Animating humanoids or generic? Kyle Robot, etc

Greetings all,

So, I recently discovered that when I try to record animations for Kyle Robot, it was never working - position and rotation appeared to be changing when I hit the Record button (in the Animator), but it never actually correctly created the keyframes.

Then someone online said you can’t animate humanoid models like that? Then, how do you animate them?

Anyway, once I changed it to Generic, it allowed me to record position and rotation changes. So I thought everything was going well.

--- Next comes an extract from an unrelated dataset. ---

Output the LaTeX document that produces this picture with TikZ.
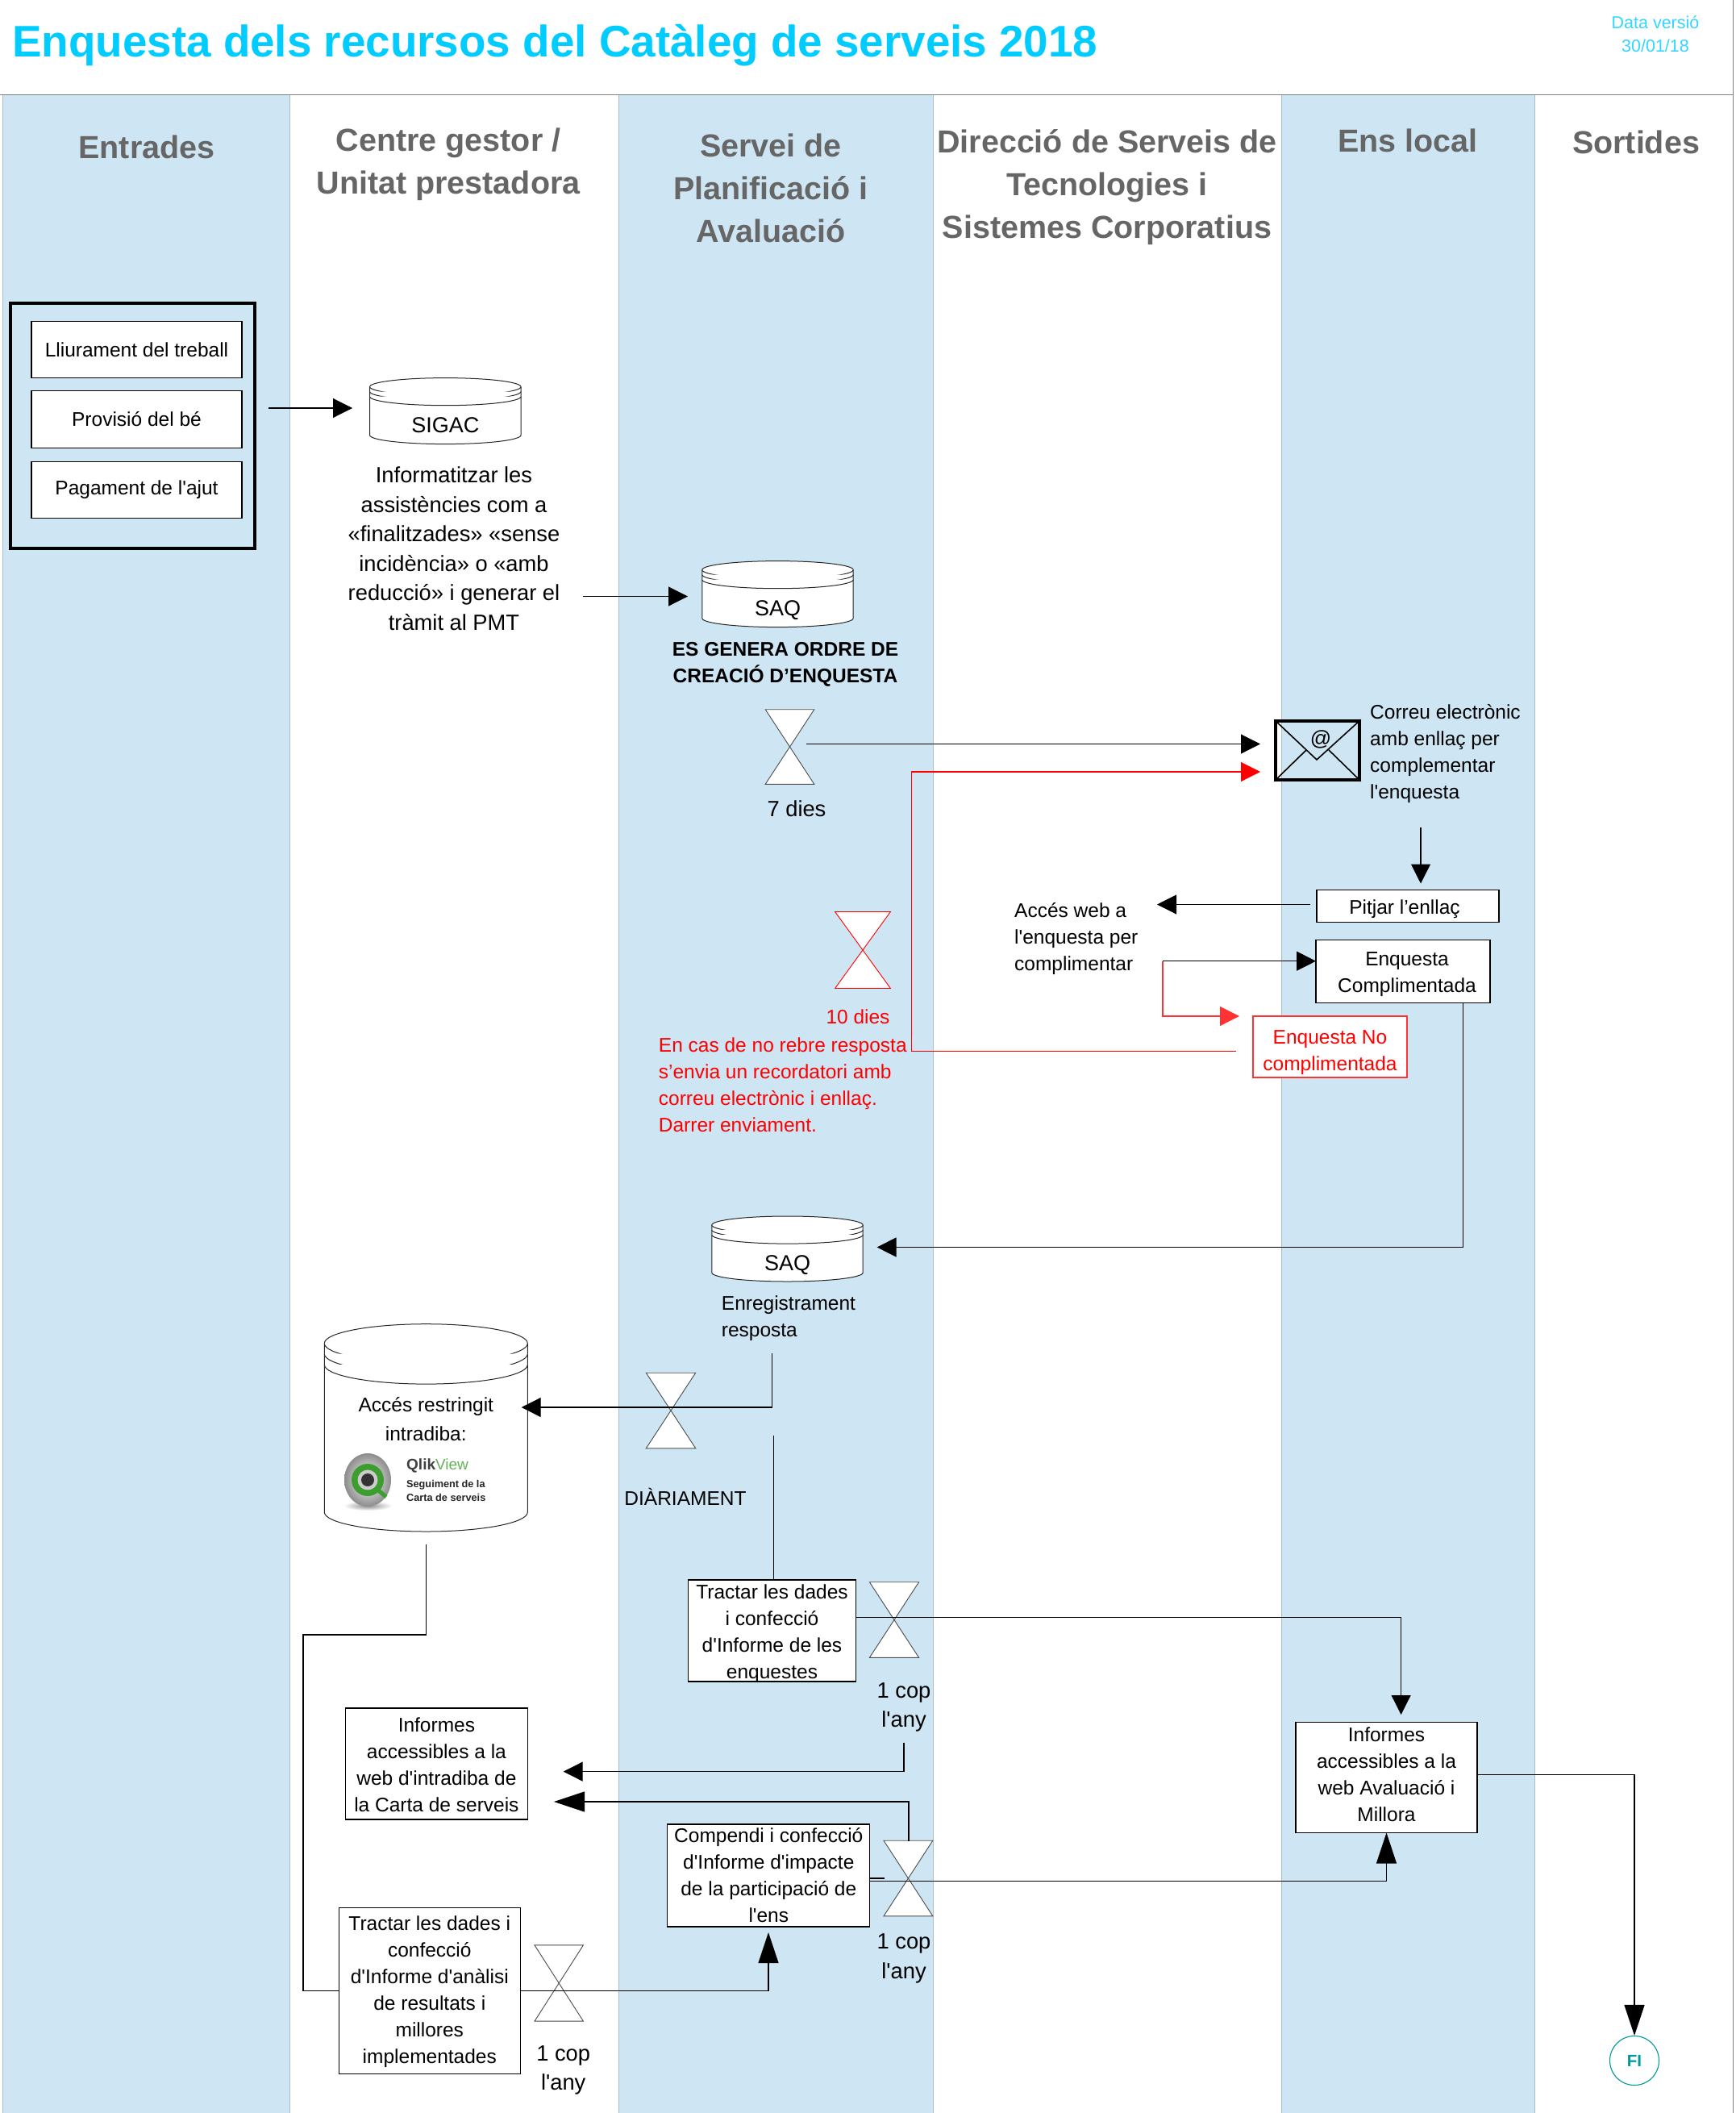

But now, I’m trying to implement inverse kinematics (IK) with Kyle Robot, and apparently that requires a humanoid rig type. When I change it back to humanoid and press Play, Kyle is rendered halfway through the floor I’ve made for him, and is hunched up.

image

I’ve had friends try it, and they’re getting the same result. Additionally, I thought maybe it was just Robot Kyle, so I tried a Cyborg Chinese Warrior, and it does everything exactly the same.

I’m wondering if there’s been some sort of regression bug in Unity that messed up the Animation system, if the (15 or more) different tutorials I found are all wrong (seems unlikely), or if there’s something else wrong.

Any ideas?

Thanks,

J

To modify the animation of a humanoid, you need to adjust the DoF of its joints, which Unity refers to as “Muscles.” You can view how these muscles affect the joints in the Configure AvatarMuscle & Settings section. The posture of the person embedded in the floor that you see is the default pose of the Humanoid in Muscle Space when all Muscles are set to 0.0.

I’m trying this, and although it does seem to allow changing positions, it doesn’t seem it is in anyway acknowledging the Animation window. No keyframes can be made, and it still doesn’t recognize the Record button being pressed.

Thanks again - this at least seems somewhat promising.

Try the operation shown in the picture below to add a Keyframe(Based on my experiment, it works.). For Humanoid, you can only modify Animator.XXX (Muscles/DoF).


If you want to modify humanoid animations more conveniently, you might need to edit them in other DCC software, export them as FBX, and then import them as humanoid type.